= Paul Friedrich Leffmann =

Paul  Leffmann (3 April 1870 in Dulken – 1956 in Switzerland) was a German Jewish industrialist and art collector who became a stateless refugee under the Nazis. The circumstances of the loss of a valuable Picasso in his art collection has been the subject of major lawsuits and legislation in the United States.

== Biography ==
Paul Leffmann married Alice Brandensteinת and in 1912 the Leffmanns had a villa built in Lindenthal neighborhood of Cologne by the architect and decorator Bruno Paul, who designed and built several villas for other wealthy Jewish art collectors including Alfred Flechtheim. The villa was filled with artworks, including a large painting by Picasso which hung in the dining room. The German architectural magazine devoted more than a dozen pages to the Leffmann Villa in its 1921 edition.

When Alfred Flechtheim organized the Cologne Sonderbund of 1912, Leffmann lent Picasso’s The Actor to it.

== Aryanization and flight ==
In 1935, Antisemitic laws enacted by Hitler’s Nazi government forced Leffmann to transfer his home and factory to non-Jews. Like all Jews attempted to flee Nazi Germany he had to pay a confiscatory flight tax. Leffmann left Germany for Italy in 1937, and then fled to Brazil via Switzerland. He sold The Actor in 1938 in order to finance his journey.

Leffmann returned to Europe after the defeat of the Nazis, settling in Switzerland. As a very old man he travelled to Germany to try to file claims for the loss of his home and factory, but managed to recover only a small fraction of the value.
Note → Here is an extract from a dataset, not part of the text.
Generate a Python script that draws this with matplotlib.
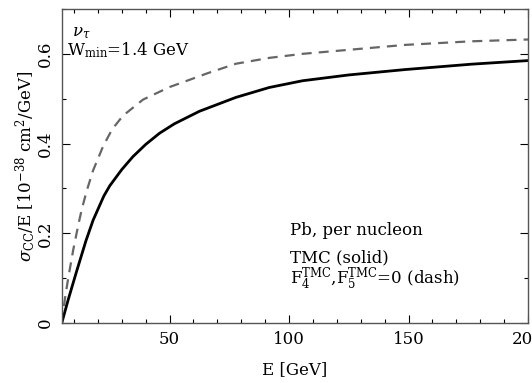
import matplotlib
matplotlib.use("Agg")
import matplotlib.pyplot as plt
from matplotlib.ticker import MultipleLocator

plt.rcParams['font.family'] = ['DejaVu Serif']
plt.rcParams['mathtext.fontset'] = 'dejavuserif'

# Solid: with TMC
E_solid = [4.9, 7.6, 11.1, 15.0, 18.0, 22.5, 25.0, 30.0, 34.7, 40.0, 45.8, 52.0, 62.5,
           77.8, 91.7, 105.6, 125.0, 148.6, 176.4, 200.0]
s_solid = [0.0, 0.052, 0.115, 0.183, 0.229, 0.283, 0.306, 0.342, 0.371, 0.398, 0.423, 0.444, 0.472,
           0.503, 0.525, 0.540, 0.553, 0.565, 0.577, 0.585]

# Dashed: F4^TMC, F5^TMC = 0
E_dash = [4.9, 6.25, 7.6, 9.7, 11.8, 13.2, 15.3, 18.0, 22.2, 26.0, 30.5, 38.9, 50.0, 58.3,
          66.0, 77.8, 91.7, 105.6, 125.0, 148.6, 176.4, 200.0]
s_dash = [0.0, 0.055, 0.10, 0.163, 0.218, 0.252, 0.294, 0.34, 0.394, 0.432, 0.462, 0.498, 0.526, 0.542,
          0.557, 0.578, 0.591, 0.600, 0.609, 0.620, 0.628, 0.632]

xticks = [50, 100, 150, 200]
yticks = [0, 0.2, 0.4, 0.6]
yticklabels = ['0', '0.2', '0.4', '0.6']

fig = plt.figure(figsize=(5.32, 3.83), dpi=100)
ax = fig.add_axes([62/532, 1 - 323/383, (528-62)/532, (323-9)/383])

ax.plot(E_dash, s_dash, color='#666666', lw=1.6, dashes=(4.5, 3.2))
ax.plot(E_solid, s_solid, color='black', lw=2.0)

ax.set_xlim(5, 200)
ax.set_ylim(0, 0.7)
ax.set_xticks(xticks)
ax.set_xticklabels([str(t) for t in xticks])
ax.set_yticks(yticks)
ax.set_yticklabels(yticklabels, rotation=90, va='center')
ax.xaxis.set_minor_locator(MultipleLocator(10))
ax.yaxis.set_minor_locator(MultipleLocator(0.1))
ax.tick_params(which='both', direction='in', top=True, right=True, labelsize=12)
ax.tick_params(which='major', length=6, width=0.8, pad=6)
ax.tick_params(which='minor', length=3, width=0.8)
for sp in ax.spines.values():
    sp.set_linewidth(1.0)
    sp.set_color('#555555')

ax.set_xlabel('E [GeV]', fontsize=12, labelpad=9)
ax.set_ylabel(r'$\sigma_{\rm CC}$/E [10$^{-38}$ cm$^2$/GeV]', fontsize=12, labelpad=-1)

ax.text(0.022, 0.914, r'$\nu_\tau$', transform=ax.transAxes, fontsize=12, fontweight='bold')
ax.text(0.011, 0.853, r'W$_{\rm min}$=1.4 GeV', transform=ax.transAxes, fontsize=12)
ax.text(0.489, 0.28, 'Pb, per nucleon', transform=ax.transAxes, fontsize=12)
ax.text(0.489, 0.194, 'TMC (solid)', transform=ax.transAxes, fontsize=12)
ax.text(0.489, 0.124, r'F$_4^{\rm TMC}$,F$_5^{\rm TMC}$=0 (dash)', transform=ax.transAxes, fontsize=12)

fig.savefig('out.png', dpi=100)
He died in Switzerland in 1956, followed by his widow, Alice in 1967.

The most important artwork in his collection, Picasso’s The Actor, had in the meantime been donated to the Metropolitan museum of Art by art collector Thelma Chysler Foy.

== Claim for Restitution of  The Actor: Zuckerman v. Metropolitan ==
In 2016, Leffmann’s great grand niece filed a lawsuit in the Southern District of New York against the Metropolitan Museum of Art on behalf of all the Leffmann heirs, demanding the return of Picasso’s The Actor.

The District Court dismissed the claim, and the Estate appealed. The appellate court dismissed the appeal on the grounds of laches. The Estate filed a petition for certiorari with the Supreme Court of the United States, arguing that application of the HEAR Act should have prevented reliance on the equitable defense of laches.